* **WHAT THE TASK ASKS**: Output the data word for word, dropping every image.

DATA PROVIDED start

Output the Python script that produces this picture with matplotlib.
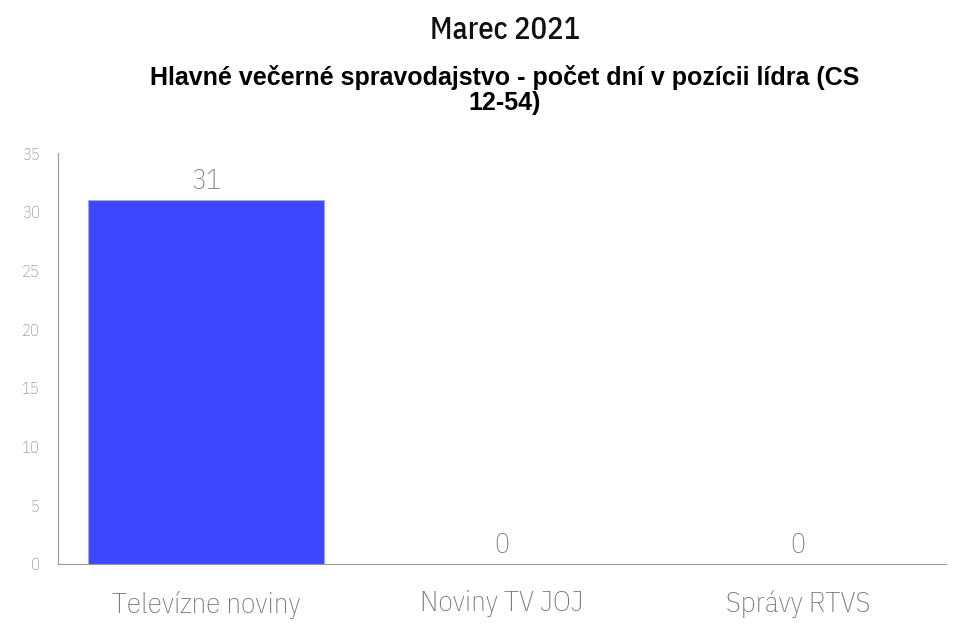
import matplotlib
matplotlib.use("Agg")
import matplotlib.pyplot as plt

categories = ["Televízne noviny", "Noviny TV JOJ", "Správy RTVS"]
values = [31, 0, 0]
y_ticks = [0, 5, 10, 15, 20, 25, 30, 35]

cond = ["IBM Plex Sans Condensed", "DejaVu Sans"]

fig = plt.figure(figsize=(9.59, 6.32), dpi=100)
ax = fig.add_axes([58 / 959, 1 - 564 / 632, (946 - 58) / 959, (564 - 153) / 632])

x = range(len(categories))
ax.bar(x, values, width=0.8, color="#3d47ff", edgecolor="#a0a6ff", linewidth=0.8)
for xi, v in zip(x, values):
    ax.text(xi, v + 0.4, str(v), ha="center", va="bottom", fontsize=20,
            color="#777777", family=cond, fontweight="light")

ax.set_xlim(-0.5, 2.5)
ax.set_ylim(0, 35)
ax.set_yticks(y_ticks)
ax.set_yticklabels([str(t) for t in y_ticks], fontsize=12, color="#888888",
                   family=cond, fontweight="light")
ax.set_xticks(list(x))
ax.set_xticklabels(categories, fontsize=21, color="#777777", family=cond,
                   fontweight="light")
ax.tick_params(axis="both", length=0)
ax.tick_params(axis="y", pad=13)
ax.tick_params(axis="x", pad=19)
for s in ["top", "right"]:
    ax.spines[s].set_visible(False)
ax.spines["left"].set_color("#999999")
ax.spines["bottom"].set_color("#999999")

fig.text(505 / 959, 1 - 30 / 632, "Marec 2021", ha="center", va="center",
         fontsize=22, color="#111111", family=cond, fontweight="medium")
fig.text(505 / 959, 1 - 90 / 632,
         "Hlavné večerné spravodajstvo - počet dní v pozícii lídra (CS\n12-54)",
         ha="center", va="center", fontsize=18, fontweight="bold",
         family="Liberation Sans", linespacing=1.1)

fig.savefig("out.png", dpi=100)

DATA PROVIDED end

* **TASK OUTPUT**:
Output the Python script that produces this picture with matplotlib.
import matplotlib
matplotlib.use("Agg")
import matplotlib.pyplot as plt

categories = ["Televízne noviny", "Noviny TV JOJ", "Správy RTVS"]
values = [31, 0, 0]
y_ticks = [0, 5, 10, 15, 20, 25, 30, 35]

cond = ["IBM Plex Sans Condensed", "DejaVu Sans"]

fig = plt.figure(figsize=(9.59, 6.32), dpi=100)
ax = fig.add_axes([58 / 959, 1 - 564 / 632, (946 - 58) / 959, (564 - 153) / 632])

x = range(len(categories))
ax.bar(x, values, width=0.8, color="#3d47ff", edgecolor="#a0a6ff", linewidth=0.8)
for xi, v in zip(x, values):
    ax.text(xi, v + 0.4, str(v), ha="center", va="bottom", fontsize=20,
            color="#777777", family=cond, fontweight="light")

ax.set_xlim(-0.5, 2.5)
ax.set_ylim(0, 35)
ax.set_yticks(y_ticks)
ax.set_yticklabels([str(t) for t in y_ticks], fontsize=12, color="#888888",
                   family=cond, fontweight="light")
ax.set_xticks(list(x))
ax.set_xticklabels(categories, fontsize=21, color="#777777", family=cond,
                   fontweight="light")
ax.tick_params(axis="both", length=0)
ax.tick_params(axis="y", pad=13)
ax.tick_params(axis="x", pad=19)
for s in ["top", "right"]:
    ax.spines[s].set_visible(False)
ax.spines["left"].set_color("#999999")
ax.spines["bottom"].set_color("#999999")

fig.text(505 / 959, 1 - 30 / 632, "Marec 2021", ha="center", va="center",
         fontsize=22, color="#111111", family=cond, fontweight="medium")
fig.text(505 / 959, 1 - 90 / 632,
         "Hlavné večerné spravodajstvo - počet dní v pozícii lídra (CS\n12-54)",
         ha="center", va="center", fontsize=18, fontweight="bold",
         family="Liberation Sans", linespacing=1.1)

fig.savefig("out.png", dpi=100)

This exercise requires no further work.